Records with drawing code:
◆ ◆ ◆

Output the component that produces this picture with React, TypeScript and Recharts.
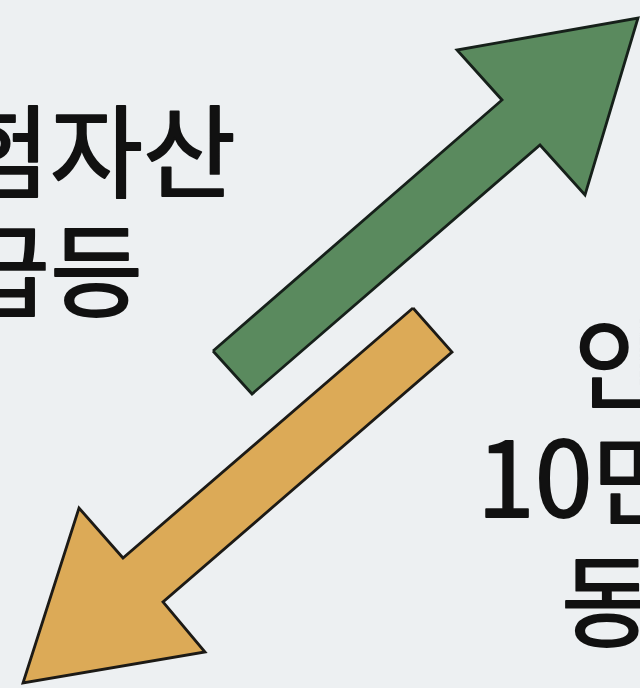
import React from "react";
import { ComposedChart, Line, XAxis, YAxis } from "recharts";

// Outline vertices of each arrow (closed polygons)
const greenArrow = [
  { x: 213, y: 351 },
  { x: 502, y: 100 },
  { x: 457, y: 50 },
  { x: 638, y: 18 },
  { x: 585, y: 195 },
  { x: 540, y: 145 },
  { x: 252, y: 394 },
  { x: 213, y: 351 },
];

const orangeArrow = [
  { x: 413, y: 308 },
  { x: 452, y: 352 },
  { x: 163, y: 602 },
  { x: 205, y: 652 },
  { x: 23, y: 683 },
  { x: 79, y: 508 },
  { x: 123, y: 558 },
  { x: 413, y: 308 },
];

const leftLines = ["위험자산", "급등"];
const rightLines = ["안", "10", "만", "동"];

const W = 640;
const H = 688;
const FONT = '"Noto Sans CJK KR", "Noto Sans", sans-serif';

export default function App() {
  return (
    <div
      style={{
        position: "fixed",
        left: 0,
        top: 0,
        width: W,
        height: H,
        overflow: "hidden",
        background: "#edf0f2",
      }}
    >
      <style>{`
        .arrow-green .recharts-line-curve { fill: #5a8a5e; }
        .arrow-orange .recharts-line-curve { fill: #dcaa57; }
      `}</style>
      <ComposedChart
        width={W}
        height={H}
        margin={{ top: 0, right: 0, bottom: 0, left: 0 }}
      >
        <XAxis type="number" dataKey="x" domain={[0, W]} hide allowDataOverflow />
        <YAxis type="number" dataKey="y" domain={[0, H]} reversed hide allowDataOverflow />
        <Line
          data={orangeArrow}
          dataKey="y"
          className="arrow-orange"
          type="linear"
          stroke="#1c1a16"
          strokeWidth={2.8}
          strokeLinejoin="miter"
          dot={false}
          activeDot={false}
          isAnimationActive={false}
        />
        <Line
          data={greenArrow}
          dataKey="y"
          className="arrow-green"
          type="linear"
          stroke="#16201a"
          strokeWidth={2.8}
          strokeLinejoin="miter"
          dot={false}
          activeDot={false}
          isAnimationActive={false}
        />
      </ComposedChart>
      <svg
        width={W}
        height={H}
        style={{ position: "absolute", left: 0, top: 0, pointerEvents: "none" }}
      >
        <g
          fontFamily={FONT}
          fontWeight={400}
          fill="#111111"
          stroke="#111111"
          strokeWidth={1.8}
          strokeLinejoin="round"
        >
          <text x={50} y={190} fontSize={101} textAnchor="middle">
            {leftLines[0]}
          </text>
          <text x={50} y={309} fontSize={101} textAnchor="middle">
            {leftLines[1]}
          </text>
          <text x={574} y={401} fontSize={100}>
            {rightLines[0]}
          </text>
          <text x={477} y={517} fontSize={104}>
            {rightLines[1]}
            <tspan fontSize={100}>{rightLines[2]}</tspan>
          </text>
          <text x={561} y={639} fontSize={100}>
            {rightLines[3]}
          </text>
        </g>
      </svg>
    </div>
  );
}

◆ ◆ ◆

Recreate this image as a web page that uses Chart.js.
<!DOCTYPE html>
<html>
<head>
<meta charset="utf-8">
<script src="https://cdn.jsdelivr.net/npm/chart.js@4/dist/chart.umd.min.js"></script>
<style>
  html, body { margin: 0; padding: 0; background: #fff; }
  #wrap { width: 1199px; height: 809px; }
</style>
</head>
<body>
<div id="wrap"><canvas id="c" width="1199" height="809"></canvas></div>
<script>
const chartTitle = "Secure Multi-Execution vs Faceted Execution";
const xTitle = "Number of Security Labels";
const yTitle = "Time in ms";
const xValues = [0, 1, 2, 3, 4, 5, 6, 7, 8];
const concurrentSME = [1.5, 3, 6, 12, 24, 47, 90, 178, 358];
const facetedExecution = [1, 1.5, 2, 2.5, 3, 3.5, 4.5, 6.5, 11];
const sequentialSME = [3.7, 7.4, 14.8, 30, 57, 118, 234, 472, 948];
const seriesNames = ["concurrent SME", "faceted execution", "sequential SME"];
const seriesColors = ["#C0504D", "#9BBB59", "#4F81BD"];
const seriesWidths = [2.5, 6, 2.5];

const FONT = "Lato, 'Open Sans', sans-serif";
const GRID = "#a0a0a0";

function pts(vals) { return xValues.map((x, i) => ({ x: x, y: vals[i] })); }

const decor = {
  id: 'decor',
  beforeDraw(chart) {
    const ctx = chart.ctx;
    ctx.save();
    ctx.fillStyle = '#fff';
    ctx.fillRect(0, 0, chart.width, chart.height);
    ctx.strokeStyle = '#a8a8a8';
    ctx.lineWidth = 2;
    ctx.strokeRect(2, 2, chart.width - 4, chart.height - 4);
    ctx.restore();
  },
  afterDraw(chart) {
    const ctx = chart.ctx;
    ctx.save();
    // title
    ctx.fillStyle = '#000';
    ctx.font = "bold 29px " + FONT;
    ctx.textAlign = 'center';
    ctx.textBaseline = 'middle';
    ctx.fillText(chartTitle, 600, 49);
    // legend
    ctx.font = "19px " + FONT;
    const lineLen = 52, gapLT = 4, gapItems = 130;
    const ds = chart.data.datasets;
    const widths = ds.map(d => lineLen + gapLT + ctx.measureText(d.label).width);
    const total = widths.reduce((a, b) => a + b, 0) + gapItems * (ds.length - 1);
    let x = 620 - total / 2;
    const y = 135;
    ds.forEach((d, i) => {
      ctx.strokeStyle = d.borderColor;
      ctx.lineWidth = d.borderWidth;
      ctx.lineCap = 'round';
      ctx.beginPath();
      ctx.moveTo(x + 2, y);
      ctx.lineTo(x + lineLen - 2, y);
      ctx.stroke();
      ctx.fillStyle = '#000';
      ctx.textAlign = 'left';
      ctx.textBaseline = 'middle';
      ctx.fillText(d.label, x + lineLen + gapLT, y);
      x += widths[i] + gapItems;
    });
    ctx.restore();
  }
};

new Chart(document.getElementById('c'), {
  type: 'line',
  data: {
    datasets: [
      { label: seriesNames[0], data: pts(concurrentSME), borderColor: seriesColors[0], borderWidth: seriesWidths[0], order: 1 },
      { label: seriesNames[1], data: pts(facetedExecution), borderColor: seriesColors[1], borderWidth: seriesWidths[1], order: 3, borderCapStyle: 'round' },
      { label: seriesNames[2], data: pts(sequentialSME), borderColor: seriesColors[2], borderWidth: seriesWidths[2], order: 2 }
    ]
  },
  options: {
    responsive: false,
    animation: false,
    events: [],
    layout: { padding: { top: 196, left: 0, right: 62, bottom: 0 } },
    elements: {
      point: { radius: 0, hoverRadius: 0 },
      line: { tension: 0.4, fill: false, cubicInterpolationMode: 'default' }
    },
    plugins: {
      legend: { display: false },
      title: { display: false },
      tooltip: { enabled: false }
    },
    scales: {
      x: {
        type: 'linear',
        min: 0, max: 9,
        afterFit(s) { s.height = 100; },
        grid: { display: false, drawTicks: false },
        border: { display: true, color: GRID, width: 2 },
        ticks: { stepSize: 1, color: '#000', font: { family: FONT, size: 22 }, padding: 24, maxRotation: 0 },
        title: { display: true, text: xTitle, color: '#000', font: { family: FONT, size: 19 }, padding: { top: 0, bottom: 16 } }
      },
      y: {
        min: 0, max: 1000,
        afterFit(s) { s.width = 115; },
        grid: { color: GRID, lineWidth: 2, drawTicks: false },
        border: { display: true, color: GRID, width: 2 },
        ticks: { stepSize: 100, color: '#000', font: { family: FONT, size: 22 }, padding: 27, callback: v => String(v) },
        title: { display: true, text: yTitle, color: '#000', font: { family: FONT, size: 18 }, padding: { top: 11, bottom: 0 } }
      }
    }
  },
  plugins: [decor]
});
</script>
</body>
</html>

◆ ◆ ◆

> **SHORT TASK**
The lines you need run from the one containing "Output the component" down to the one containing "Line, XAxis, YAxis"; print them exactly, both ends included, and leave out pictures.

> **TASK OUTPUT**
Output the component that produces this picture with React, TypeScript and Recharts.
import React from "react";
import { ComposedChart, Line, XAxis, YAxis } from "recharts";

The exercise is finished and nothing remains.